Что же изменилось за столь долгий срок? В сентябре 1989 года, после окончания аспирантуры Академии общественных наук я был утвержден секретариатом Союза писателей СССР на должность заведующего огромной редакцией поэзии издательства "Советский писатель" (потом я узнал, сколько людей было против: например, и А.Вознесенский, и Е.Сидоров прочили на эту ключевую для поэтического процесса должность – другого человека). Я вышел на работу, начал вникать, разбираться в завалах и давних долгах, увидел "замороженную" рукопись В.Завадского и элементарно поставил её в план 1991 года. Автор это прекрасно знает, горячо благодарил меня устно, но затемняет всё страдательными глаголами – "была издана". Без упоминания "виновника" и публичного слова благодарности. Да же что у нас, книги – сами издаются, вопреки мнению Фогельсона и других редакторов – вдруг вылетают в свет?
Послушайте, какой бред он пишет в "Послесловии": "Итак, "злосчастная" книга была, наконец, издана-в 1991 г. И не поздравления, а соболезнования был я готов принимать в связи с этим "юбилейным изданием". Им меня, так сказать, "поставили на место", с чем я и "примирился". Не стал никому доказывать свою, казалось бы, более чем подтверждённую (см. выше) профпригодность в качестве юмориста-сатирика. Как же я "спасался" в это и предыдущее время? Года два я зарабатывал на жизнь, организуя официальные выступления по договорам с профсоюзными организациями учебных заведений, предприятий, учреждений. Когда же профсоюзы были "обесточены", я лишился и этого заработка".
Что же с нашими литераторами происходит? Откуда эти роковые кавычки? Какие соболезнования можно принимать по поводу выпущенной мной книги тиражом в 20 000 экземпляров и с оплатой по 2 тогдашних руб. 40 коп. за строку? Ведь прошло с тех пор много безумных лет, Завадский должен через тьму годов благодарить судьбу и нас – пришедших новых руководителей издательства – за то, что мы успели перед августовскими событиями 1991 года, последующим отпуском цен и развалом всего хозяйства, включая издательское, выпустить в свет его гонорарную книжку, разошедшуюся по всем магазинам через "Союзкнигу". Дальше нагрянул разгром и мрак.

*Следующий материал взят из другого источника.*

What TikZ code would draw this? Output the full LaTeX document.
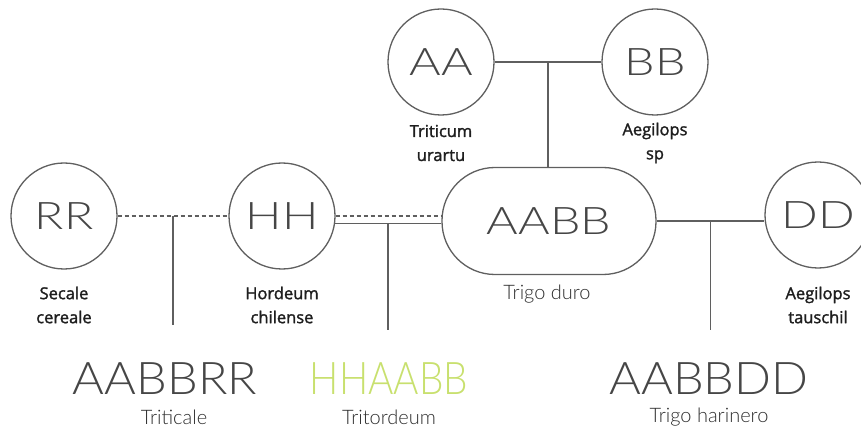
\documentclass[tikz,border=0pt]{standalone}
\usepackage{fontspec}
\setmainfont{Open Sans}
\newfontfamily\labelfont[FakeBold=1.6]{Open Sans}
\newfontfamily\thinfont{Lato Light}
\newfontfamily\widefont[FakeStretch=1.27]{Lato Light}
\newfontfamily\hybridfont[FakeStretch=1.08]{Lato Light}
\newfontfamily\narrowfont[FakeStretch=0.86]{Lato Light}
\usetikzlibrary{positioning,calc}
\definecolor{linegray}{RGB}{95,95,95}
\definecolor{textgray}{RGB}{70,70,70}
\definecolor{namegray}{RGB}{45,45,45}
\definecolor{labelblack}{RGB}{30,30,30}
\definecolor{tritogreen}{RGB}{200,224,110}
\tikzset{
  gene/.style={circle, draw=linegray, line width=1.3pt, minimum size=106pt, inner sep=0pt,
    text=textgray, font=\widefont\fontsize{38}{38}\selectfont},
  genome/.style={draw=linegray, line width=1.3pt, rounded corners=53pt, minimum width=214pt,
    minimum height=107pt, inner sep=0pt, text=textgray, font=\widefont\fontsize{38}{38}\selectfont},
  species/.style={align=center, text=labelblack, font=\labelfont\fontsize{16.5}{24}\selectfont},
  common/.style={text=namegray, font=\thinfont\fontsize{20}{24}\selectfont},
  hybrid/.style={text=textgray, font=\hybridfont\fontsize{45}{45}\selectfont},
  link/.style={draw=linegray, line width=1.8pt},
  cross/.style={draw=linegray, line width=1.4pt, dash pattern=on 4pt off 3pt},
}
\begin{document}
\begin{tikzpicture}[x=1pt, y=-1pt]
\useasboundingbox (0,0) rectangle (861,430);
% parent genomes
\node[gene] (aa) at (441,62) {AA};
\node[gene] (bb) at (655,62) {BB};
\node[gene] (rr) at (64,216) {RR};
\node[gene] (hh) at (282,216) {HH};
\node[genome] (aabb) at (549,221) {AABB};
\node[gene] (dd) at (818,215) {DD};

% species names
\node[species] (aaname) at (441,143) {Triticum\\urartu};
\node[species] (bbname) at (655,143) {Aegilops\\sp};
\node[species] (rrname) at (64,305) {Secale\\cereale};
\node[species] (hhname) at (282,305) {Hordeum\\chilense};
\node[species] (ddname) at (818,305) {Aegilops\\tauschil};
\node[common] (aabbname) at (547,294) {Trigo duro};

% hybrids
\node[hybrid] (triticale) at (165,379) {AABBRR};
\node[hybrid, text=tritogreen, font=\narrowfont\fontsize{45}{45}\selectfont] (tritordeum) at (389,379) {HHAABB};
\node[hybrid] (harinero) at (709,379) {AABBDD};
\node[common] (triticalename) at (174,417) {Triticale};
\node[common] (tritordeumname) at (389,417) {Tritordeum};
\node[common] (harineroname) at (709,417) {Trigo harinero};

% crosses
\draw[link] (aa) -- (bb) coordinate[midway] (aabbcross);
\draw[link] (aabbcross) -- (aabbcross |- aabb.north);

\draw[cross] (rr.east) -- (hh.west) coordinate[midway] (rrcross);
\coordinate (rrend) at (rrcross |- 0,325);
\draw[link] (rrcross) -- (rrend);

\draw[cross] (hh.east) -- (hh.east -| aabb.west);
\draw[link] (hh.-8) -- (hh.-8 -| aabb.west) coordinate[midway] (hhcross);
\coordinate (hhend) at (hhcross |- 0,330);
\draw[link] (hhcross) -- (hhend);

\draw[link] (aabb.east) -- (aabb.east -| dd.west) coordinate[midway] (ddcross);
\coordinate (ddend) at (ddcross |- 0,330);
\draw[link] (ddcross) -- (ddend);
\end{tikzpicture}
\end{document}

Какие там профсоюзы и очереди на издание! Ничего не помнит, не ценит, не осознаёт. Так что же тогда народ в несознательности укорять, если у нас юмористы таковы?
Интересно, что новая книжка Завадского открывается пародией на покойного Евгения Храмова – "Беспамятное", которая начинается, как обычно, не очень артистично:
Боже мой, как же памятью я прохудился!
Целиком отношу эти слова к позиции моего коллеги, бывшего товарища, которого я реально поддерживал в решающие моменты литературной судьбы. Оказывается, напрасно. И реплика эта рождена не простительной личной обидой, а гражданским гневом и полным недоумением: почему наши литераторы "прохудились памятью" и не могут печатно писать правду, называя имена, события, обстоятельства? Даже в безобидной ситуации – от руки одно, а типографски, пусть малым тиражом – другое. Так какую же литературу и нравственную атмосферу мы создаём? Какой доверчивости и благодарности ждём от читателей? Не нахожу ответа над подаренной и, увы, не смешной книгой.
Снова вспоминаю Фёдора Достоевского: "Хорошо смеётся человек – хороший человек"… Уж про хорошее поведение смехачей и говорить не приходится.
ЧЕСТНЫЙ ПУТЬ
Радостную весть прислала мне из Вологды Анастасия Александровна Романова: собирают книгу воспоминаний о моём незабвенном старшем друге, собрате по лирике, полном тёзке Александре Александровиче Романове. Давно пора! Чем дольше живу я на белом свете, чем больше общаюсь с людьми, встречаюсь с творцами, тем глубже осознаю: человека такой внутренней чистоты и цельности – мне, пожалуй, больше не встречалось.